”Slimme aansturing van windmolens is een positief verhaal” - interview

"Windenergie moet niet alles-of-niets zijn," zegt Ruth Van Caenegem (Eandis) bij de presentatie van de projectresultaten van het iMinds ICON project SWIFT (Smart Wind Farm Control).

Trefwoorden: #Eandis, #ICON project, #iMinds, #Smart Grids Flanders, #Smart Wind Farm Control, #SWIFT

Lees verder

ee_art

ENGINEERINGNET.BE - Hoe sluiten we windmolens zo efficiënt mogelijk aan op het elektriciteitsnet, zodat we maximaal gebruik maken van beschikbare groene stroom?

Dat was de onderzoeksvraag in het iMinds ICON project SWIFT (Smart Wind Farm Control) dat liep van begin 2013 tot eind 2015. Op 25 maart stelde Ruth Van Caenegem (Eandis) de resultaten voor op een evenement bij Smart Grids Flanders (SGF): “Slimme aansturing is een positief verhaal.”

Windenergie zal in 2030 bijna een kwart van ons elektriciteitsverbruik kunnen dekken, voorspelt EWEA (European Wind Energy Association). Er worden steeds meer windturbines aangesloten op ons elektriciteitsnet en dat is mooi – al hoor je vaak ook waarschuwen voor de keerzijde.

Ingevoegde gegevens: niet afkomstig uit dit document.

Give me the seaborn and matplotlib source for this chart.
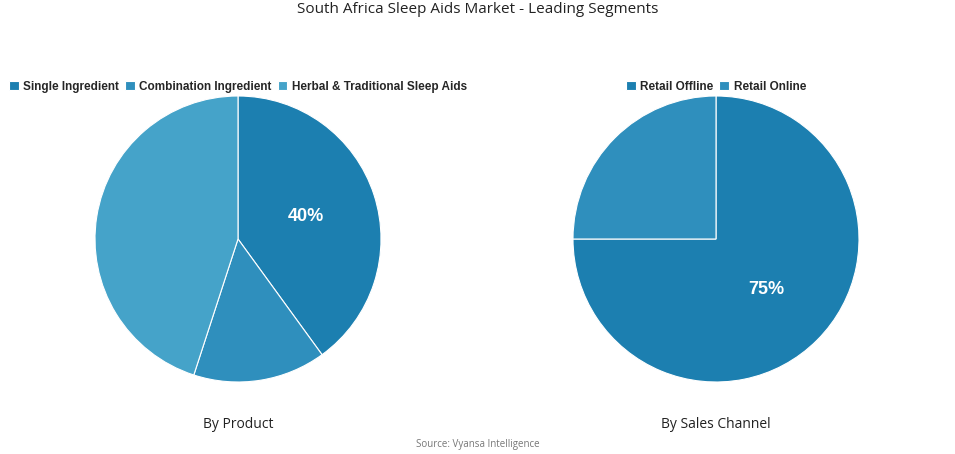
import matplotlib
matplotlib.use("Agg")
import matplotlib.pyplot as plt
import numpy as np
import seaborn as sns

sns.set_theme(style="white")
plt.rcParams['font.family'] = ['Liberation Sans', 'DejaVu Sans']

product_labels = ['Single Ingredient', 'Combination Ingredient', 'Herbal & Traditional Sleep Aids']
product_values = [40, 15, 45]
channel_labels = ['Retail Offline', 'Retail Online']
channel_values = [75, 25]

blues = ['#1c7fb0', '#2f8fbd', '#45a3c9']

fig = plt.figure(figsize=(9.55, 4.54), dpi=100)
fig.text(0.5, 0.978, 'South Africa Sleep Aids Market - Leading Segments', ha='center', va='center',
         fontsize=11, family=['Open Sans', 'DejaVu Sans'], color='#222222')


def draw(center_x, values, labels, title):
    r = 143
    ax = fig.add_axes([(center_x - r) / 955, (454 - 239 - r) / 454, 2 * r / 955, 2 * r / 454])
    wedges, texts = ax.pie(values, colors=blues[:len(values)], startangle=90, counterclock=False,
                           wedgeprops=dict(edgecolor='white', linewidth=0.8))
    ax.set_aspect('auto')
    ax.set_xlim(-1, 1)
    ax.set_ylim(-1, 1)
    # label only the first slice
    w = wedges[0]
    mid = np.deg2rad((w.theta1 + w.theta2) / 2)
    ax.text(0.5 * np.cos(mid), 0.5 * np.sin(mid), f'{values[0]}%', ha='center', va='center',
            color='white', fontsize=13, fontweight='bold')
    ax.legend(wedges, labels, loc='center', bbox_to_anchor=(0.5, 1.033), ncol=len(labels),
              frameon=False, handlelength=0.8, handleheight=0.8, handletextpad=0.4, columnspacing=0.5,
              borderpad=0, prop=dict(weight='bold', size=8.5))
    fig.text(center_x / 955, 1 - 425 / 454, title, ha='center', va='center', fontsize=10,
             family=['Open Sans', 'DejaVu Sans'], color='#222222')


draw(238, product_values, product_labels, 'By Product')
draw(716, channel_values, channel_labels, 'By Sales Channel')

fig.text(0.5, 1 - 444 / 454, 'Source: Vyansa Intelligence', ha='center', va='center', fontsize=7,
         family=['Open Sans', 'DejaVu Sans'], color='#777777')

fig.savefig('out.png', dpi=100)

Tijdens hoge windpieken dreigt ons net overbelast te geraken. Om dat te vermijden kunnen we het net gaan versterken – maar dan praten we over dure infrastructuuraanpassingen. Een andere optie is het tijdelijk uitschakelen van windmolens, maar dan gaat heel wat potentiële groene stroomproductie verloren.

“Met het project SWIFT tonen we aan dat er een positief alternatief is. Windenergie moet geen alles-of-niets verhaal zijn,” zegt Ruth Van Caenegem van Eandis. “Door slimme aansturing van windturbines kunnen we maximaal gebruik maken van groene stroom, zonder dat er grote netaanpassingen nodig zijn.”

SGF: Wat bedoelt U juist met ‘slimme aansturing’?
Ruth Van Caenegem: “Bij de gangbare manier van aansluiten moeten windmolens steeds op volle kracht produceren. Zodra het net in een niet-normale toestand belandt, mogen netbeheerders de windmolens afschakelen. Dat is de klassieke alles-of-niets. Bij ‘slimme aansturing’ gaan we de weersomstandigheden monitoren, zodat we windpieken zien aankomen en tijdig oplossingen in gereedheid kunnen brengen.

Om een piek in elektriciteitsproductie uit windturbines op te vangen, kunnen we bijvoorbeeld de vraag op het net slim aansturen (demand side management of DSM), een tijdelijke en niet-schadelijke overbelasting van bepaalde netkabels toelaten (dynamic line rating of DLR), energieopslag in batterijen voorzien of de productie van de windturbine aanpassen.

Afschakelen is op dat moment een optie, maar bij slimme aansturing is het ook mogelijk om turbines op halve kracht te laten draaien of op welk capaciteitspercentage dan ook. Als we een slimme mix maken van bovenstaande oplossingen, dan kunnen we – op een veilige manier - nog heel wat groene stroomproductie toelaten op een net in niet-normale toestand.”

SGF: Welke tests voerden jullie binnen SWIFT zoal uit in de Waaslandhaven?
RVC: “Zes van de zeventien windturbines in de Waaslandhaven zijn aanstuurbaar, waarbij er maximaal drie op één middenspanningsfeeder werden aangesloten. Enerzijds deden we heel wat tests met curtailing (het tijdelijk beperken van de productiecapaciteit van windturbines, red.).

Anderzijds voerden we unieke tests uit met dynamic line rating. Daarbij lieten we tijdelijk een bepaalde overstroom toe op een testkabel, waarbij we erop letten om nooit het punt te bereiken waarop de kabel beschadigd raakte. Dat klinkt bedrieglijk eenvoudig, want zoiets vraagt een voortdurende temperatuurmonitoring. Er kwamen ingewikkelde simulaties aan te pas.

De temperatuur van de kabel stijgt wel in functie van de genomen stroomstap - bij 100 ampère extra is de temperatuurtoename minder dan bij 200 – maar dat gebeurt niet lineair. De isolerende kwaliteit van de omgeving van de kabel speelt ook een rol: ligt de kabel onder water, bovengronds of onder beton; in de schaduw of in de volle zon?

Verder experimenteerden we met het aantal en de optimale plaatsing van de meetpunten op onze testkabel en vergeleken we alles met een conventionele kabel. De eerste resultaten lijken veelbelovend, maar we zetten ons onderzoek verder – ook na het aflopen van SWIFT – voor we ons wagen aan grote uitspraken.”